Repairing daggerboard

bhufham

Dr Bill
Help!
I hit a stump and snapped the end off my daggerboard. About 4" are gone, just exposing the tips of the steel rods. The board is still sailable but I want to repair it over the winter. Anyone had any success repairing the "new" board? What will adhere to it? I plan to insert a stainless steel rod or two into the bottom.
Thanks. Bill H.:mad:
 
Bill,

I made a repair like this about a year ago. Here's the drill:

Borrow another undamaged board and cover the bottom 6" or 8" of the tip of the board with plastic wrap. Then cover the plastic covered tip with unthickened expoxy resin and fiberglass cloth. When the resin cures, lift it off and you will have a female half-mold the shape of the tip.

Next leave the tip of the damaged board rough but drill a few holes in the damaged area lenghwise and epoxy in a few aluminum nails at odd angles - these will serve as reinforcing rods. Then paste wax one side of the damaged board (taking pains not to get the wax in the exposed "wound" of the damaged tip.) Give the inside of your mold a heavy coat of paste wax and clamp your mold onto the tip with several "C" clamps. Then overfill the mold with epoxy resin thickened with microfibers or microbaloons to stiff peanut butter consistency and let cure. When cured, lift off the mold (it should come free if you waxed the side and mold well.) The one side of the repair will be the right shape - the "overfill" side will be too big and rough. Sand the rough side with a power palm sander until it is the right shape. Then sand both sides with finer and finer grits of sandpaper (to, say 220 grit) and spray paint with white paint - Krylon white flat works fine - spray the entire board while you are at it and then wet sand the entire board down to say 320 grit.

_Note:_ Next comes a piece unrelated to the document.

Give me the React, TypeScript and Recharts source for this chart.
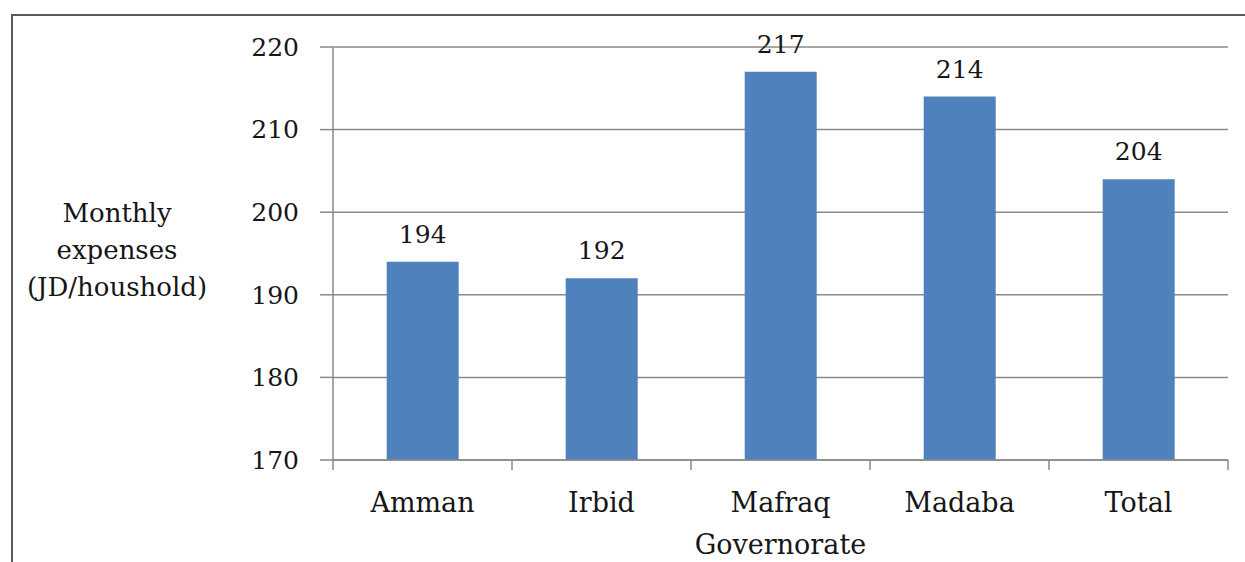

I did this entire repair in about two hours not counting cure times. Worked fine. Good luck.

Alan Glos
Cazenovia, NY
 
AL:
Thanx for the tips. I used stainless steel rods instead of alum, inserting them into the board 1.5 inches into pre-drilled holes and set w/epoxy. My new board, built in UK (it has a label on it) is 44.5 inches from the button stop at the top of the board to the tip of the board. I noticed in the SF rules and regs (3.2.4) that the max length allowed is 40.25 inches from the bottom of the handle to the tip of the board. My boat was sailed in the Worlds in Charleston, so I know that all of the boats there had the same board. Is the new length 44.5 in? Anyone have an answer to this?
Bill H.
 
That's where I got the 40.25 inches from. I wonder how the British made board grew to 44.5 inches for the 2006 World Championship.
 
There is a fiberglass daggerboard up for sale right now on eBay for just $99.00 new. If the repairs don't work out or you want a spare for that next "stump" watch that auction.